On the charts

MCX-Aluminium (₹108)

The MCX-Aluminium futures contract has failed to break above the resistance at ₹112 per kg last month. It made a high of ₹113.55 and has reversed sharply lower to close lower by 2 per cent for the month. Immediate support is at ₹106 . A break below it can take the contract lower to ₹103 or ₹102 in the coming weeks. The level of ₹102 is a strong trendline support, which is likely to halt the fall. A reversal from this support will have the potential to take the contract higher to ₹110 and ₹112 once again. Traders with a short-term perspective can wait for dips and go long on a reversal from the ₹103-102 zone. Stop-loss can be placed at ₹99 for the target of ₹111. Revise the stop-loss higher to ₹105 as soon as the contract moves up to ₹109. The region between ₹112 and ₹113 is a strong resistance for the contract. The contract will gain fresh bullish momentum only on a strong break and close above ₹113. The next immediate target is ₹116. A move above ₹116 opens the doors for next targets of ₹120 and ₹125.



MCX-Copper (₹330)



The MCX-Copper futures contract is facing strong resistance around ₹340 per kg. However, there is strong support in the ₹320-318 zone which can limit the downside. A dip to test this support zone cannot be ruled out. Whether contract reverses higher thereafter or extends its fall breaking below ₹318 will decide the next leg of move. A reversal from ₹320 or ₹318 will see the contract moving to ₹340 once again.

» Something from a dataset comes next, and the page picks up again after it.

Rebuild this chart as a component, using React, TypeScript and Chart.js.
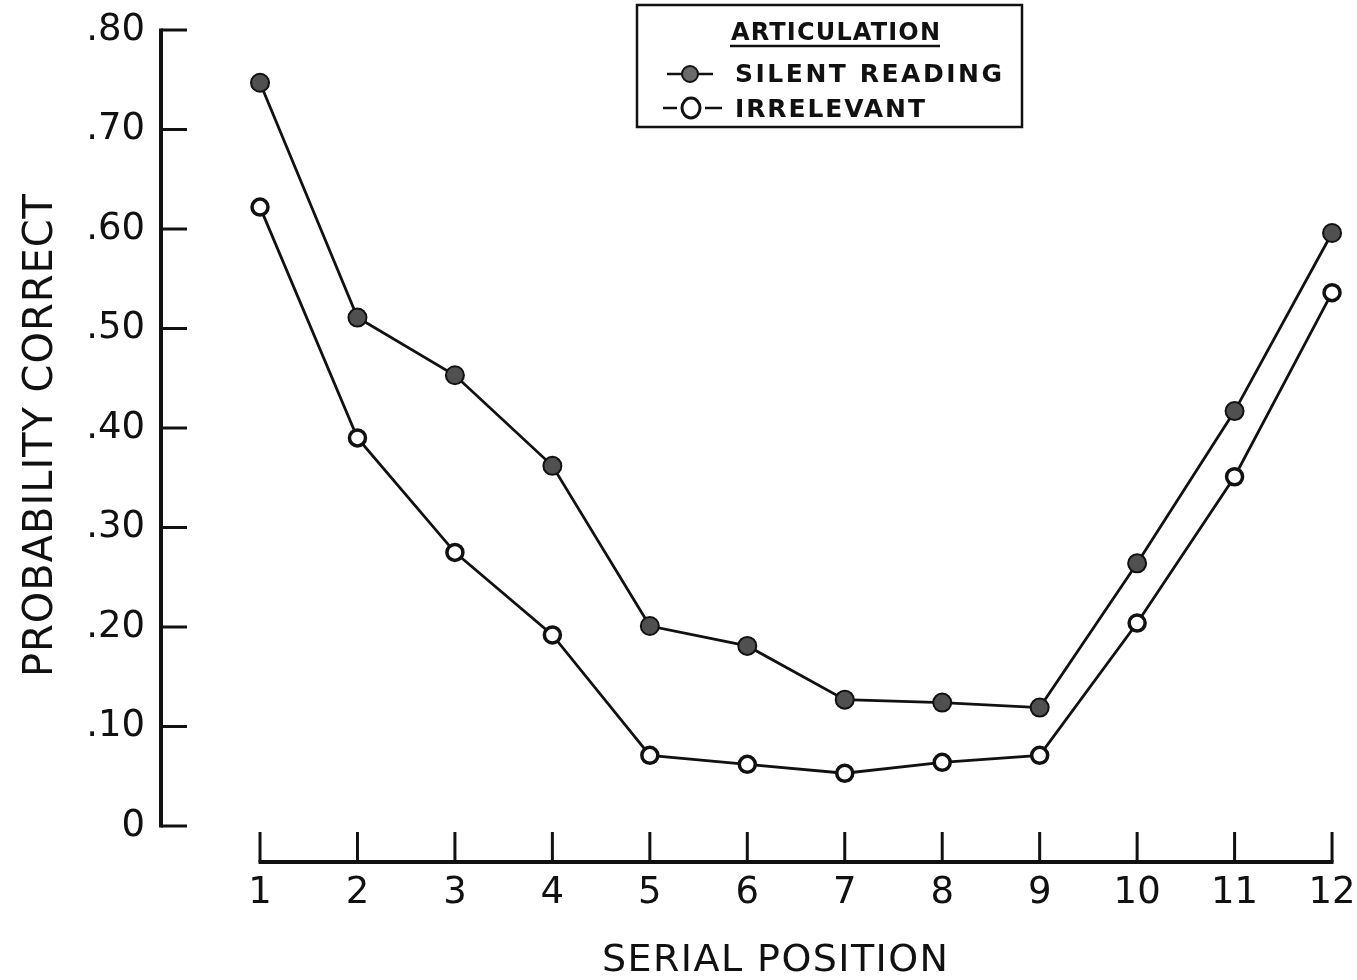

Short-term traders with high risk appetite can go long on a reversal from ₹320-318. Stop-loss can be placed at ₹313 for the target of ₹335. Revise the stop-loss higher to ₹325 as soon as the contract moves up to ₹330. A strong break above ₹340 will boost the momentum and take the contract higher to ₹346. If the contract surpasses this hurdle, then the rally can extend to ₹350 or even ₹355. On the other hand if the contract breaks below ₹318, it can fall to ₹315 immediately. Further fall below ₹315 will increase the downside pressure and drag it to ₹305 or even lower thereafter.



MCX-Lead (₹119)



After surging about 8 per cent in the last week of June, the MCX-Lead futures contract managed to sustain higher and remained range bound for most part of July. However, the contract lost momentum last week and fell 2 per cent breaking below the support at ₹122 per kg. This level may now act as a good resistance. The contract is down 4 per cent for the month and the sharp fall last week has turned the near-term view bearish. Any intermediate bounce to test the resistance at ₹122 may find fresh selling interest coming into market. While below ₹122, a fall to ₹115 or even ₹111 looks likely in the coming weeks. There is a key trendline support around ₹111 and the fall halting around this support cannot be ruled out. On the other hand the downside pressure will ease only if the stock manages to break and close above ₹123. But on the charts, such a sharp rise looks less probable in the near-term. Having said this, the contract is more likely to extend its fall in the coming weeks before we see any reversal.



MCX-Nickel (₹700)



The 10 per cent surge in the MCX-Nickel futures contract last month confirms the end of the prolonged consolidation between ₹520 and ₹645 per kg that was in place since November last year. It also suggests that the worst could be over and confirms the reversal of the long-term downtrend that was in place since May 2014. However, the inability to break above the psychological ₹700 level decisively keeps alive the possibility for a near-term corrective dip to ₹675 . The levels of ₹675 and ₹645 are strong supports . Any corrective fall to these levels may find fresh buyers emerging in the market. A strong break and a decisive weekly close above ₹700 will boost the momentum. Then, the contract can rally to test targets of ₹745 and ₹750. A break above ₹750 will see the rally extending to ₹780. Investors with a medium-term perspective can go long on dips near ₹675. Keep the stop-loss at ₹640 for the target of ₹745. Accumulate longs near ₹650 if the contract declines below ₹675.



MCX-Zinc (₹149)



The uptrend in the MCX-Zinc futures contract that has been in place since January remains intact. The contract rose 4.7 per cent last month to close in the green for the fourth consecutive month. Clearly, zinc continues to be the outperformer with a sharp 40 per cent rise so far this year. Immediate support is at ₹145 which has aided in halting the fall last week. As long as the contract trades above this support a rise to ₹155 and ₹157 is possible in the coming weeks. But if the contract declines below ₹145, a fall to ₹140 can be seen. The region between ₹155 and ₹157 is a strong long-term resistance. Given that the contract has had a sharp and continuous rally over the last seven months, the uptrend halting at the above mentioned resistance levels cannot be ruled out. A reversal from there can trigger a corrective fall to ₹145-140 or may be even lower levels. So investors holding long positions should remain cautious and try to book profits around ₹153 or ₹155 levels.